Les revendications de Taïwan en mer de Chine méridionale se heurtent à celles du Vietnam, des Philippines, de la Malaisie et du sultanat du Brunei, quatre États membres de l’ASEAN (Association of Southeast Asian Nations(3). L’ambiguïté stratégique de Taïwan dans les mers d’Asie du Sud-Est est ancienne. Taïwan a été le premier État à envoyer des troupes dans les Spratleys après la fin de la Seconde Guerre mondiale, établissant dès 1956 une base militaire permanente à Itu Aba (Taiping Dao), l’île principale de l’archipel ; sept ans auparavant, Taiwan avait déjà construit un phare aux Pratas (Dongsha Qundao). Taipei entendait alors tirer profit de la localisation géographique de ces îles pour surveiller les actions militaires de la Chine. Les Pratas et Itu Aba abritent des stations météorologiques, des radars, des postes d’écoute et des unités de patrouille permettant, depuis les premières, de se renseigner sur les activités de certaines bases de l’Armée populaire de libération (APL, l’armée chinoise) à partir desquelles pourraient être lancées des attaques contre l’île de Taïwan et, depuis la seconde, d’observer les mouvements de l’APL dans les Spratleys.

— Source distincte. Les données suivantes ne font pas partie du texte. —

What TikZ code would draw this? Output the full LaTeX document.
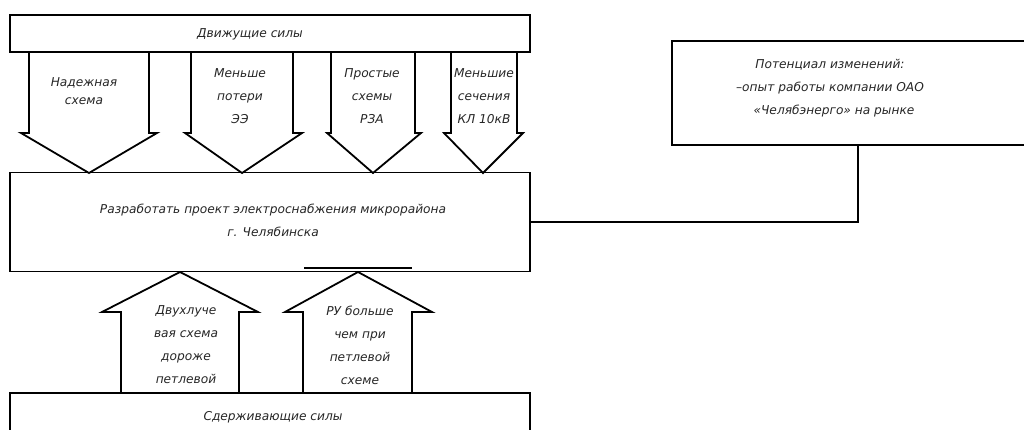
\documentclass[tikz,border=0pt]{standalone}
\usepackage{fontspec}
\setmainfont{DejaVu Sans}
\begin{document}
\begin{tikzpicture}[x=1pt,y=-1pt,
  line width=1.8pt,
  lbl/.style={font=\itshape\fontsize{12.2}{23}\selectfont, align=center, inner sep=0pt, text=black!85},
  box/.style={draw, minimum width=520pt, inner sep=0pt},
  arr/.style={draw, line join=miter}]
\useasboundingbox (0,0) rectangle (1024,430);
\clip (0,0) rectangle (1024,430);
% boxes
\node[box, minimum height=37pt] (top) at (270,33.5) {};
\node[box, minimum height=99pt] (mid) at (270,222) {};
\node[box, minimum height=60pt] (bot) at (270,423) {};
\node[lbl] (toptxt) at (250,34) {Движущие силы};
\node[lbl] (midtxt) at (273,220) {Разработать проект электроснабжения микрорайона\\г. Челябинска};
\node[lbl] (bottxt) at (273,417) {Сдерживающие силы};
% right box
\coordinate (rbl) at (672,41);
\draw (1030,41) -- (rbl) -- (672,145) -- (1030,145);
\node[lbl] (rtxt) at (830,88) {Потенциал изменений:\\–опыт работы компании ОАО\\\hspace*{8pt}«Челябэнерго» на рынке};
\coordinate (rc) at (858,145);
\draw (rc) |- (mid.east);
% down arrows
\foreach \sl/\sr/\hl/\hr/\tx/\nm in {29/149/21/157/89/a1, 191/293/185/302/242/a2, 331/415/327/421/373/a3, 451/517/444/523/483/a4}{
  \draw[arr] (\sl,52) -- (\sl,133) -- (\hl,133) -- (\tx,173) -- (\hr,133) -- (\sr,133) -- (\sr,52);
}
\node[lbl, font=\itshape\fontsize{12.2}{18}\selectfont] (t1) at (84,91) {Надежная\\схема};
\node[lbl] (t2) at (240,96) {Меньше\\потери\\ЭЭ};
\node[lbl] (t3) at (372,96) {Простые\\схемы\\РЗА};
\node[lbl] (t4) at (484,96) {Меньшие\\сечения\\КЛ 10кВ};
% up arrows
\foreach \sl/\sr/\hl/\hr/\tx in {121/239/102/258/180, 303/412/285/432/358}{
  \draw[arr] (\sl,393) -- (\sl,312) -- (\hl,312) -- (\tx,272) -- (\hr,312) -- (\sr,312) -- (\sr,393);
}
\node[lbl] (u1) at (186,345) {Двухлуче\\вая схема\\дороже\\петлевой};
\node[lbl] (u2) at (360,345) {РУ больше\\чем при\\петлевой\\схеме};
% small extra line
\draw[line width=1.2pt] (304,268) -- (412,268);
\end{tikzpicture}
\end{document}
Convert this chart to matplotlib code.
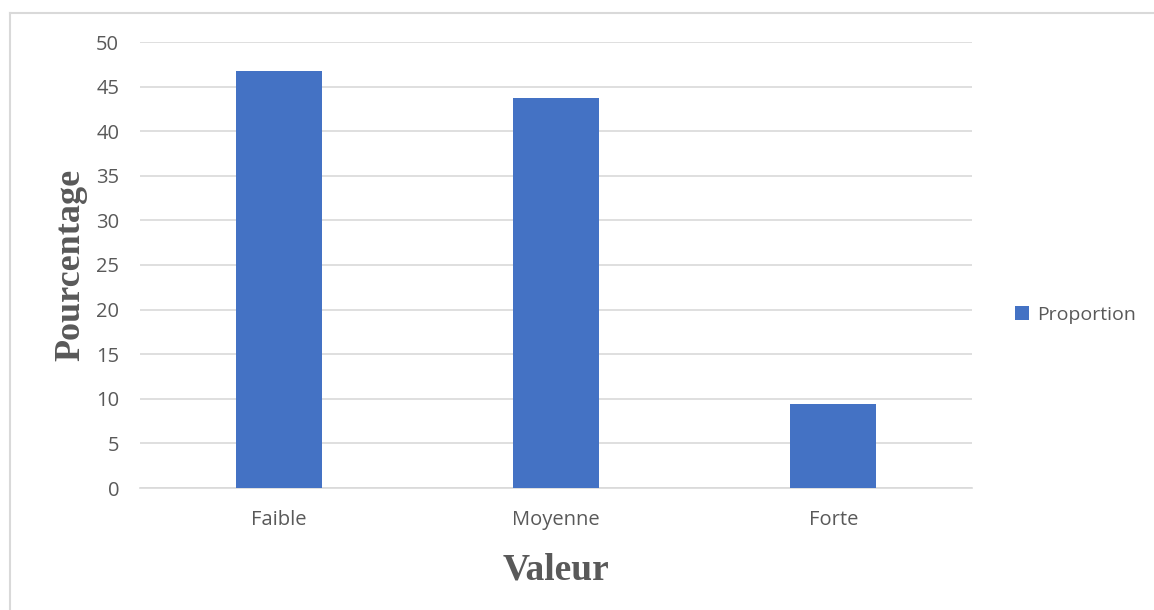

Outre les deux points clés que constituent l’atoll des Pratas et Itu Aba, Taïwan contrôle également le petit récif de Jhongjhou (Zhongzhou jiao). Situé à quelques encablures d’Itu Aba, Jhongjhou est cependant moins sensible car il n’abrite ni d’infrastructure, ni population permanente. Officiellement, les revendications territoriales de Taipei sont encore circonscrites par la « ligne en onze traits » tracée pour la première fois sur une carte en 1947.

 

Cependant, depuis la reprise des tensions entre les deux rives du détroit au tournant des années 2010, les autorités taïwanaises ont fait le choix de renforcer leurs liens avec l’Asie du Sud-Est, et notamment avec les Philippines (4). Lancée en 2016, la New Southbound Policy (NSP) du gouvernement taïwanais poursuivait cet objectif avec l’ensemble des pays de l’ASEAN (5). Fin 2015, la signature d’un accord sur les pêcheries entre les représentants du Bureau économique et culturel de Taipei aux Philippines, et du Bureau économique et culturel de Manille à Taïwan a en effet ouvert la voie au règlement de leurs différends en mer de Chine méridionale. L’objectif pour Taïwan était de faire du chevauchement des Zones économiques exclusives (ZEE) revendiquées non pas un motif d’usage de la force, mais une opportunité de coopération bilatérale avec ses voisins d’Asie du Sud-Est.